I think Archie alone is something we haven’t seen before. It allows us to dig deeper into him as a character and gives us a lot of material for storylines. We really see him transition from a boy into a man and how that changes the relationships he has around him, like with his father. It’s something I really enjoy playing, so I was pushing to make the character more edgy and serious, and not as naive.
Well, an underground teen prison fight club certainly did the trick, I imagine!
I think he needed a little slap around a bit, if you know what I mean?
In the mid-season finale, Archie has been stripped of everything he knows and loves, venturing out into the unknown all by his lonesome. What will happen upon his return and how will he have changed?
This story of Archie heading out into the wilderness is kind of a lesson in how you can learn a lot by being alone. I can kind of relate to that in certain parts of my life, too. When he comes back, there’s definitely a change in attitude. Eventually, when he returns to Riverdale, he’s dealing with high school issues that kind of compared to what he was dealing with previously, aren’t really that important or serious when put in context.
And well he’s also been literally stripped. Was it just me, or have you been shirtless for like 75 percent of the scenes this season? No, I am not counting.
[Laughs] Yeah, there’s definitely been lot more shirtless scenes. I’ve upped my game a bit in the gym, so I told [series creator Roberto Aguirre-Sacasa] at the start of the season that I’m going to be ready. I knew I was going to be fighting and I knew there were going to be a lot of shirtless scenes. I take that stuff really seriously and I want to look good. That’s all part of the job — probably the hardest part of the job, to be honest.
OK, back to Archie’s journey.
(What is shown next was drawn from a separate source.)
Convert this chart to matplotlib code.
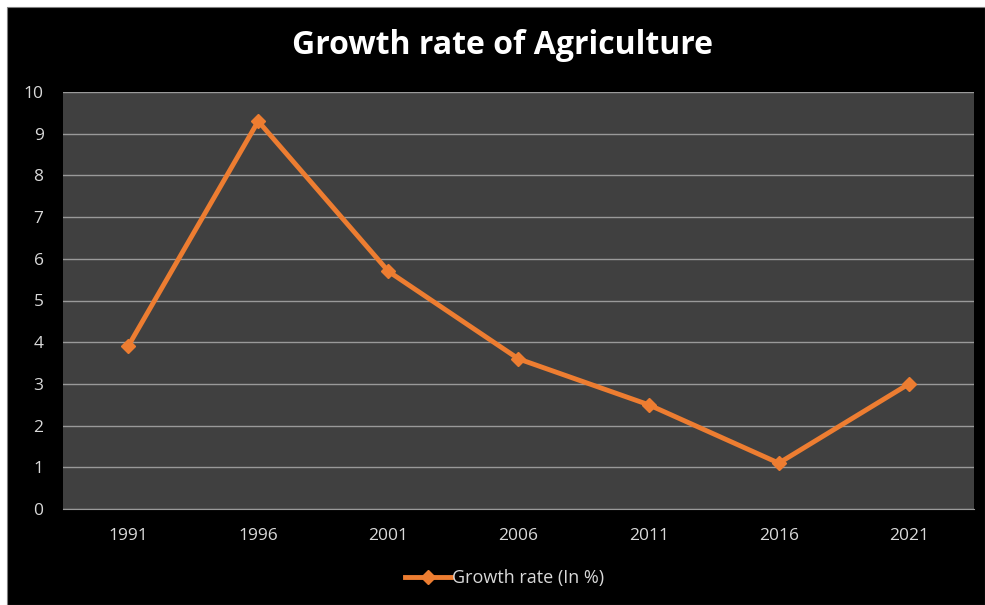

You mentioned finding resonance with his story in your own life. Has filming “Riverdale” in Vancouver, away from your own family, mirrored the character’s experience?
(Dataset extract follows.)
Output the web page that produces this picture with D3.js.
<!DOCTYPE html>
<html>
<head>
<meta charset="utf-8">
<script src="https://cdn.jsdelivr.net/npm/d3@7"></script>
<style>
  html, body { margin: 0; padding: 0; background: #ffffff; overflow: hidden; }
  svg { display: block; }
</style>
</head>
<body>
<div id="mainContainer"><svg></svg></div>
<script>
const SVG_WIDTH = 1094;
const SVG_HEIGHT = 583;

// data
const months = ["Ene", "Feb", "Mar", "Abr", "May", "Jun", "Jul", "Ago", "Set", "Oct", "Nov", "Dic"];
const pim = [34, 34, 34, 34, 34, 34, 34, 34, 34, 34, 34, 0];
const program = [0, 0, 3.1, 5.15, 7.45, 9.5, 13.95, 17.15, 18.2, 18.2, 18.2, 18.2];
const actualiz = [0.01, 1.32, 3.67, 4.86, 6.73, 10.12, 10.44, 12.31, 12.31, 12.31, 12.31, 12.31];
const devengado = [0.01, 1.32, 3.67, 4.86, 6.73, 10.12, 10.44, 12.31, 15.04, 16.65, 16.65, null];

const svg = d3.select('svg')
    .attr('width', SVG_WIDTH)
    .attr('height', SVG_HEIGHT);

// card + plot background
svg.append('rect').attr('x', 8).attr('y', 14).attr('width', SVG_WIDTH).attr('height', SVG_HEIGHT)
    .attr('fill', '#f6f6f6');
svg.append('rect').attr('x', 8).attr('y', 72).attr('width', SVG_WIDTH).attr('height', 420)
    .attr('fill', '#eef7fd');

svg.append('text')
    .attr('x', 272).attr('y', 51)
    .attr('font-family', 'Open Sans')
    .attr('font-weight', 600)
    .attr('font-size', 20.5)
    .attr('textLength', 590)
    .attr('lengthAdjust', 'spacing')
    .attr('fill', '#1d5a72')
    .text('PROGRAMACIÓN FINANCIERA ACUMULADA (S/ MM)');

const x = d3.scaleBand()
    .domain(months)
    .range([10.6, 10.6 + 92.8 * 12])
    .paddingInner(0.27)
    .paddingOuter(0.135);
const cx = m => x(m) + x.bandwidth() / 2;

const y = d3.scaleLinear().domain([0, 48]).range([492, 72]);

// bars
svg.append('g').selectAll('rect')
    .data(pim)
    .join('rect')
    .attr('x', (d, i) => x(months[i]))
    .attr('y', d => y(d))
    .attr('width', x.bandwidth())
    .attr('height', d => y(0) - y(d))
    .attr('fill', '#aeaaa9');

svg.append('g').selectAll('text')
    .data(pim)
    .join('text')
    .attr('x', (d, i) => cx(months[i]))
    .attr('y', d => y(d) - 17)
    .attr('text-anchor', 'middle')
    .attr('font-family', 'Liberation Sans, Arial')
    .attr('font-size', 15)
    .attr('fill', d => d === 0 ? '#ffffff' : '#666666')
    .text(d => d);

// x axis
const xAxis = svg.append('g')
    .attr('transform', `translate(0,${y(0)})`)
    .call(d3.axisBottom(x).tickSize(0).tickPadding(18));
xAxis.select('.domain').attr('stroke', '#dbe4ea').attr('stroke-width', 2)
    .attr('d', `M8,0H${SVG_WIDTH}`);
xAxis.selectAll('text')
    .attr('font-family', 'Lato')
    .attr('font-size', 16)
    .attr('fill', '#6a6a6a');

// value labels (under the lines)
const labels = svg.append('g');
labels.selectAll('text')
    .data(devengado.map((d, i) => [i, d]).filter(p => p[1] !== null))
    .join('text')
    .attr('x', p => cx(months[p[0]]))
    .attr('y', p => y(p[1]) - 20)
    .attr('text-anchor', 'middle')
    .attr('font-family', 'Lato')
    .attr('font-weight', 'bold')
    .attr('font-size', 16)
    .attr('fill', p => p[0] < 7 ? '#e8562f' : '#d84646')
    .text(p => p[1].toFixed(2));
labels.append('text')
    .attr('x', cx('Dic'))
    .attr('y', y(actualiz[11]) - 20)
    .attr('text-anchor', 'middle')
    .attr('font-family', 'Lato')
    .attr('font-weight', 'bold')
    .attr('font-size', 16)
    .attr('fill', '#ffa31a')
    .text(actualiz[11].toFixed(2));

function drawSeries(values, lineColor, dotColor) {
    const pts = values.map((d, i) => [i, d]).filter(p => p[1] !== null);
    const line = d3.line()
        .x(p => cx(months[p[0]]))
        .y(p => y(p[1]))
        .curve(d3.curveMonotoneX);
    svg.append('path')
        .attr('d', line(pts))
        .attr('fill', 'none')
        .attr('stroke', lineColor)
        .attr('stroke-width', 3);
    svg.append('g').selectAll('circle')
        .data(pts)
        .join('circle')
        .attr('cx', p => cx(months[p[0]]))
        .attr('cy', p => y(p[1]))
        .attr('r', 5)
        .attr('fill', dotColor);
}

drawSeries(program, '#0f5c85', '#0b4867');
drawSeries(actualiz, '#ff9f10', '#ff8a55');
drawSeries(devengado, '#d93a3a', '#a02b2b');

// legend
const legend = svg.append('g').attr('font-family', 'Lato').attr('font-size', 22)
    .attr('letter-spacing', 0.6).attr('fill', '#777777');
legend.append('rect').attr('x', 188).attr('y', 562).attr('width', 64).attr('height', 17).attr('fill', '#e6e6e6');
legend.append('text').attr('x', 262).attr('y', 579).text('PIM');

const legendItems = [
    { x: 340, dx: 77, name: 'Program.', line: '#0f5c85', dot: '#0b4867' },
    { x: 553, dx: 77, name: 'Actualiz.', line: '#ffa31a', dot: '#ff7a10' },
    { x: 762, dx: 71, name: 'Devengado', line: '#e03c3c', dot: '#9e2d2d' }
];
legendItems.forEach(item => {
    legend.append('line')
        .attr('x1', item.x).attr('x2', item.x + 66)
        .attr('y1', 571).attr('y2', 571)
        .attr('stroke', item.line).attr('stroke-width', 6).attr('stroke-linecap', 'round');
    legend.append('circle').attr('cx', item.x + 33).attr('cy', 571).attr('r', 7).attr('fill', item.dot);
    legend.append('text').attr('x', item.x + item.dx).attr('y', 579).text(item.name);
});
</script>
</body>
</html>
Absolutely. I only moved away from home three years ago, when I was 18. I can definitely relate to that. Everything that I ever knew I had to leave behind, and I had to adapt to a whole new American culture. It wasn’t that it was so hard, it was just different. It was unknown to me.
Well, at least you are back to your original hair color by the end of the episode, right?
That’s not how it works! My hair Is permanently orange now because it’s been bleached. The only way for me to go back to brunette is if I grow my hair out, so they had to put a temporary mouse in it for the scene. Mate, the amount of shit that has been put in my hair is unbelievable. I wouldn’t be surprised if I go bald in a couple years. They used to do my eyebrows, but I told them no more dying my eyebrows.
You’ve described this season as the best so far. Why do you think it’s been a game changer for the series, and what kinds of lessons did you all take away from last season?
No one knew what was going to happen in the first season, since it was only 13 episodes. The second season was kind of a weird spot too, because we were doing 22 episodes and suddenly we are doubling the time we’re all living in Vancouver. For the third season, I felt like everybody was on their feet and very steady because we knew what was coming. I could tell that with the cast and myself. It’s turned into a more comfortable kind of environment, and I feel comfortable going to work every day now.
“Riverdale” on an average day is pretty batshit, so what do you think the town will be like now that it’s down a sheriff and has been quarantined?
Yeah, it kind of turns into a bit of a circus and a shitshow without giving too much away. There’s a lot of stuff going on behind the scenes that is separating the kids from their parents and separating the parents from each other. The whole Gryphons and Gargoyles game becomes intense pretty quickly.
We also saw the very unfortunate breakup between Veronica and Archie. Are you looking forward to Archie being single?
I am looking forward to Archie being single. All things have to come to an end at some point, especially in TV, because people are going to get bored. I wasn’t all that surprised, too, because it definitely was a change that needed to happen. I think it was inevitable, with him going to prison and them not being able to see each other. It wasn’t going to last.
And I hear that new romances and pairings are on their way. How would you feel about a potential Reggie and Veronica relationship, given your character’s history with Reggie?
I think Archie and Reggie are very good friends despite them feuding together in the comics and in our show. Deep down they are really good mates. I don’t think Archie holds any resentment toward Reggie. If anything, he’s happy that his mate is looking out for his girlfriend now.
“Riverdale” is no stranger to twists, of course, so if you were in the writer’s room, what would the next big twist be for Archie that you would dream up? I know fans have been calling for a Kevin and Archie pairing …
I would love Archie to get stuck into fighting. I think that would be a really cool storyline and something good for him to focus on that’s physical as well, because I really enjoy doing action on the show. I think taking that prison fighting and somehow managing to bring that to Riverdale would be cool.
You’ve also recently starred in the “The Hate U Give,” which has such a powerful and important story to tell. Did it make you eager to do more film work and look at life beyond “Riverdale?”
Oh, of course, man! I think along with the rest of the cast, it’s so important to be getting into other projects during hiatus. I’m itching to be doing other projects. I was stoked to be a part of that movie to work with [Amandla Stenberg] and [George Tillman Jr.] our director. It’s surreal, man. Working on those kind of sets is why I love doing what I do.